The Akaso Project

The goal of the Akaso design studio is simple: create clothing and handbags that will endure the test of time, with the smallest ecological foot print possible, and are made in full respect for the people involved in the design and manufacturing of our collections.  The Akaso style is the result of a long and expensive design process and comes in the best European materials.   It is our aim to bring these collections at an affordable fair price.  Adopting a low cost marketing and no adds strategy.  We invest in what is real, not in artificial worlds.

We love designing clothes and handbags that you will be proud to wear in 10 years. The Akaso Creative Director allows only the strongest design concepts in the collection : only 1 out of 3 fully developed product concepts is finally allowed to go in production.

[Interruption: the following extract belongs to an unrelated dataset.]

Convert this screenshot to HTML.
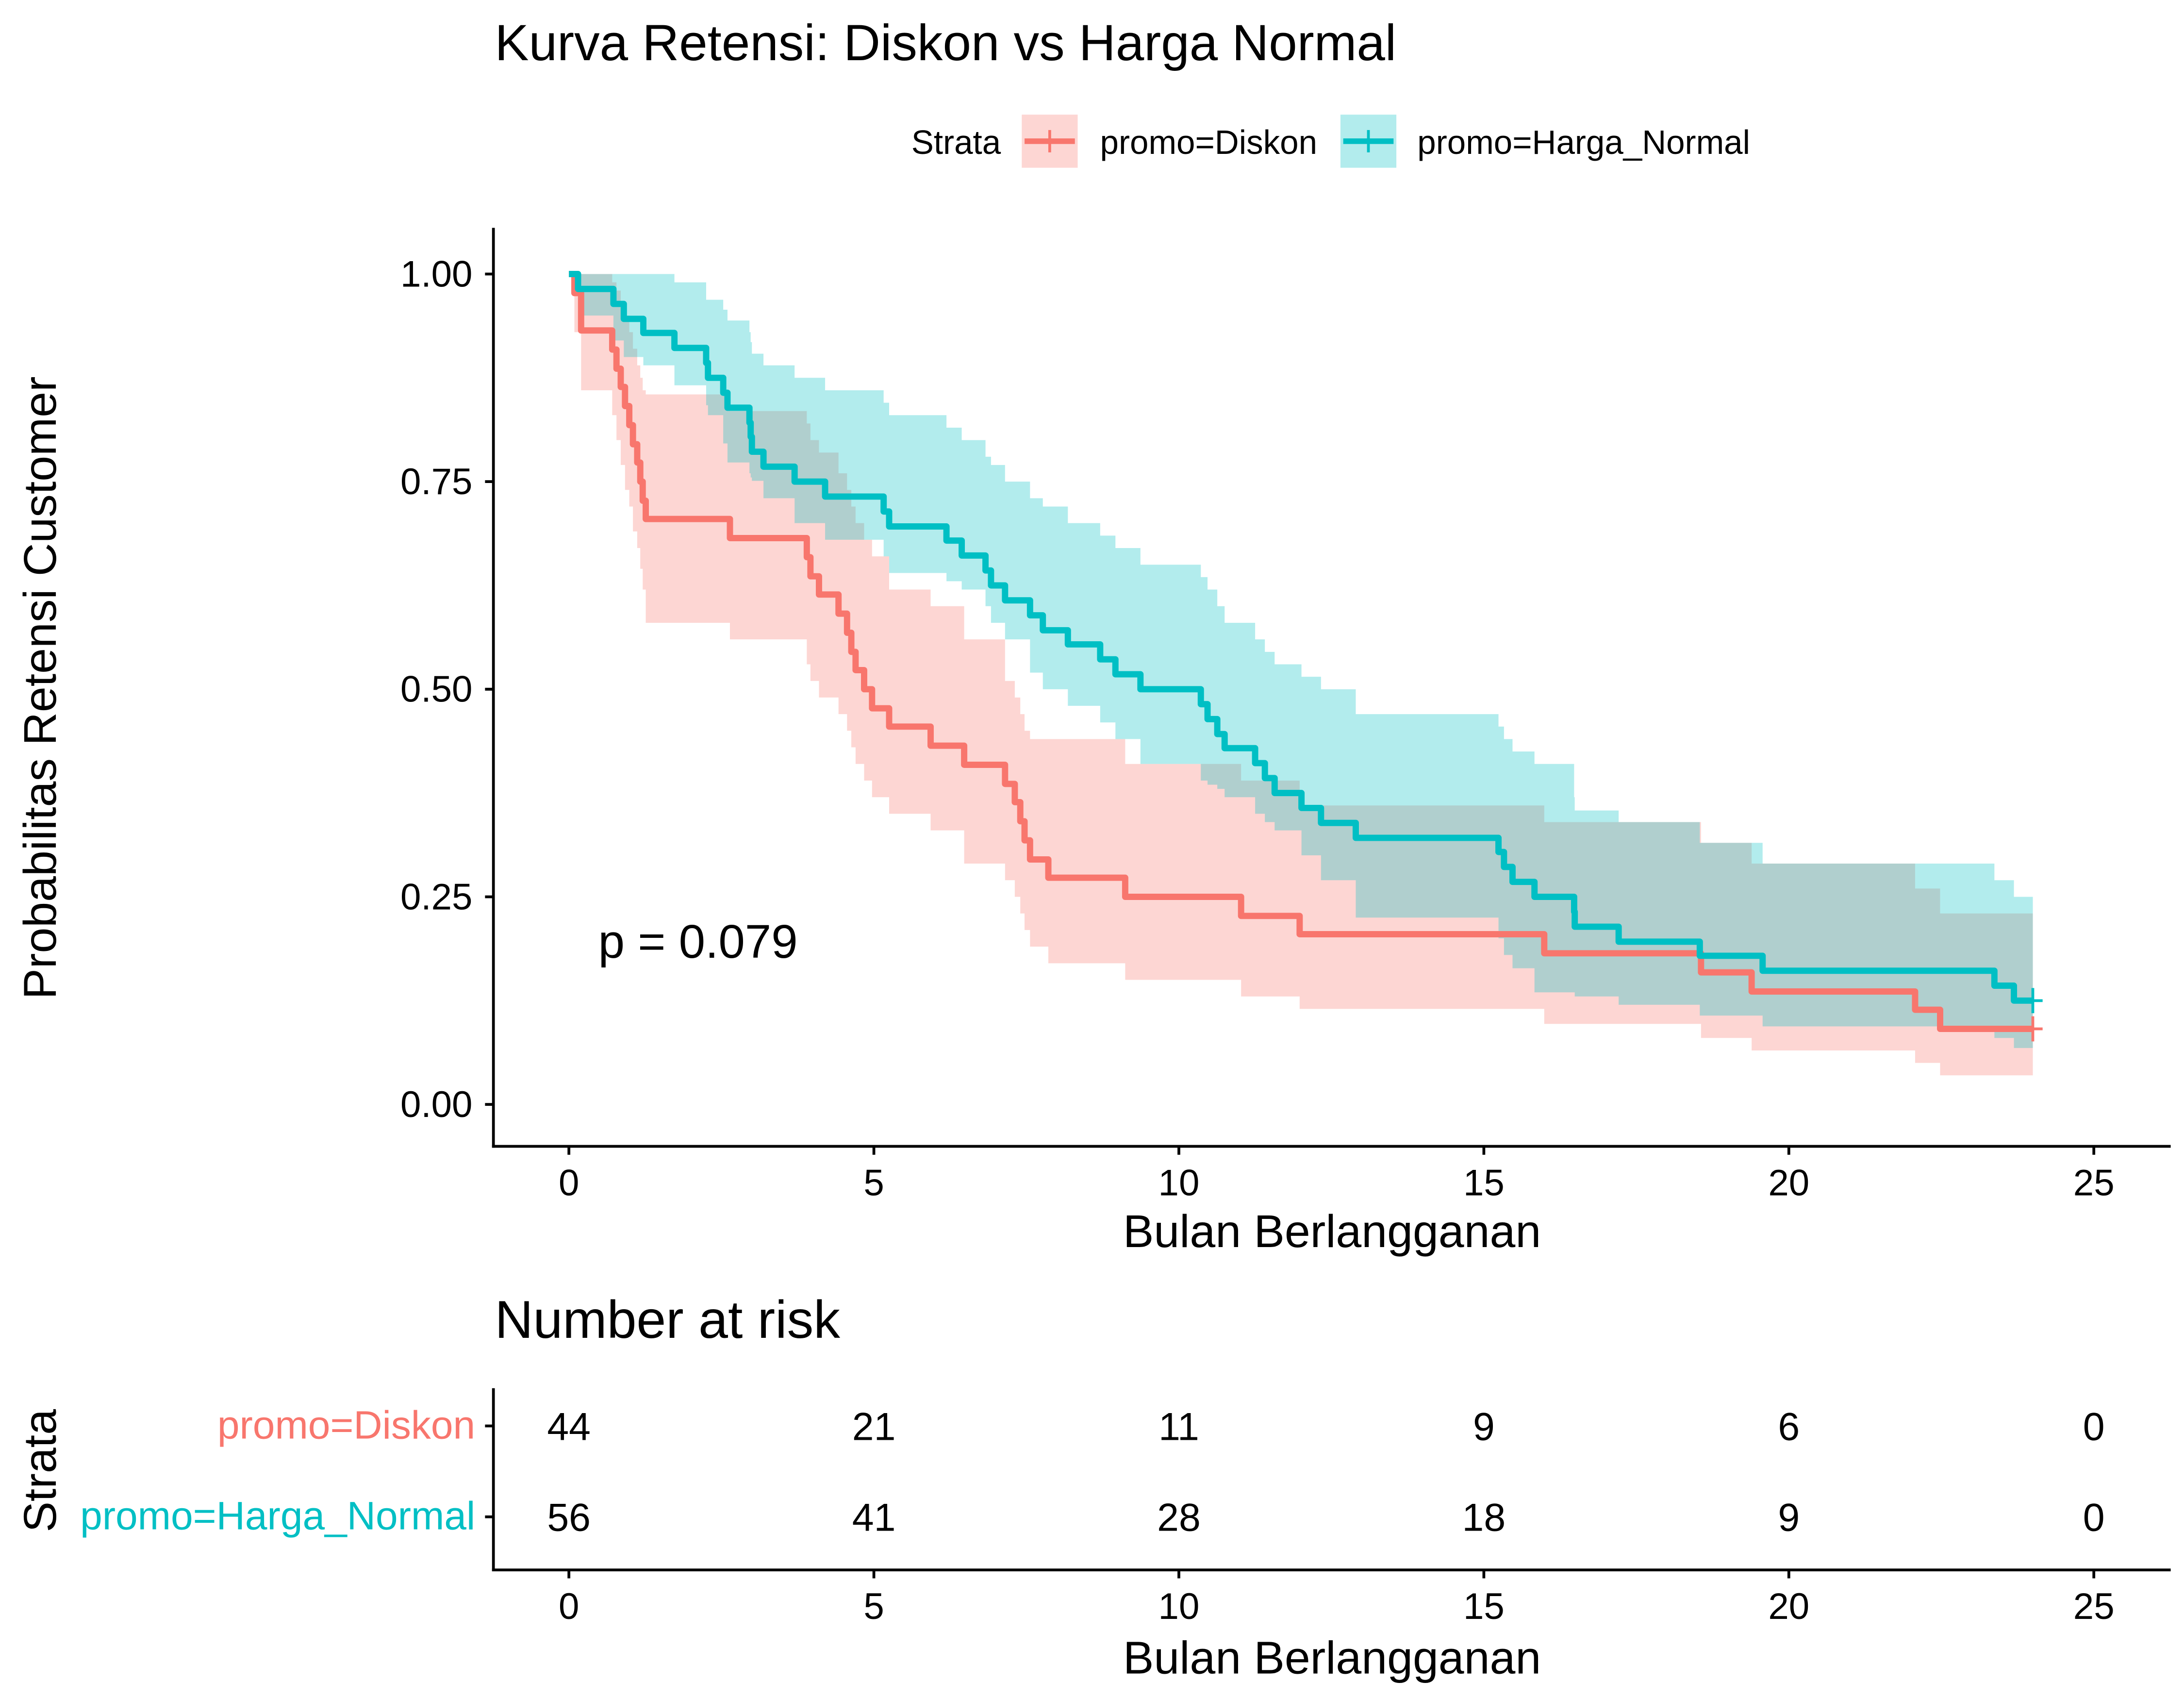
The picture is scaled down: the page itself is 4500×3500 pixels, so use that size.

Every Akaso sweater in collection is the result of a painstaking, time consuming and high cost design process : from the editing of a Kara tribe print on a three dimensional body to a 2D representation on paper, testing various possible print placements on a sweater, identifying which yarn types, production techniques and colour mix are most suitable for each single motif, pushing technical designers to explore beyond what is technically possible.

At the origins of Akaso there is a very simple truth : 70% of the price of a garment or handbag of a big label is related to their advertisement cost.  


Eliminating advertising, adopting a lean marketing cost, refusing influencers who will endorse any brand as long as you fill their pockets, we prefer to invest in what is real instead of fiction.  It means prioritizing product quality and honest sustainable productions, in stead of inventing an artificial world.


At Akaso, instead of relying on marketing hype to have an impact, we rather rely on the universal wisdom of collective respect.

Manufacturing an Akaso garment costs 2 to 4 times more compared to a garment of a big brand.    

Simply because we use the best materials manufactured under the most strict and more expensive European production regulations.  Our prints and sweater motifs requir complex and more expensive production methods.  Numerous are the designer labels that use nylon, polyester or – worse – acrylic, the highly poisonous super cheap synthetic yarn that is proven to be cancerogenous when it ends up in the animal and human food chain.  

When comparing material composition, their quality and social sustainability  (country of origin) – meaning comparing apples with apples – we are confident you will see that Akaso gives high value for money.

The production cost of an Akaso handbag is the same as for a major European luxury house.

And yet, an Akaso handbag comes at a more affordable price.

How we do this ? Because we cut away the advertising spending and adopt a no seasonal sales policy since our 2019 collections.  


Every customer pays the same price, regardless of the time of the year. No items on sale.  Akaso collections are timeless, and therefore not linked to any specific seasonal trend.  Akaso product launches follow our own inventory logic and our desire to surprise Akaso followers with exciting new arrivals.

The fashion industry has been victim over the last decade by an unsustainable business model applied by too many brands across all market segments : brands taking unfair margins anticipating that half of their turnover will materialise in sales, putting in place a pricing policy geared for normal margins when products are sold eventually at minus 70 per cent.

It is understandable that consumers lose track of real product value.  

Respect is at the core of the Akaso philosophy : what we save on advertisement cost, we invest into product quality and fair incomes for the Kara tribe Akaso body painting designers in Ethiopia, and all the men and women in Europe that work hard to design and manufacture the Akaso collections.

In the clothing and fashion industries, the factory is often where all global economic dysfunctions are focused: unsafe, even unsanitary working conditions, highly eroded wages and little concern for the environment.

In our quest to keep the distance between material suppliers and assembly production sites as short as possible, we chose to produce the Akaso collections entirely in the European Union.  The EU has the world’s most stringest environmental regulation for the fashion industry.  Think waste water recycling. Think the EU enforcing a tight control that safe and sanitory working conditions are put in place. 


Today, your consumption habit has a far greater impact on the standard of living of your fellow citizens than the voting ballot.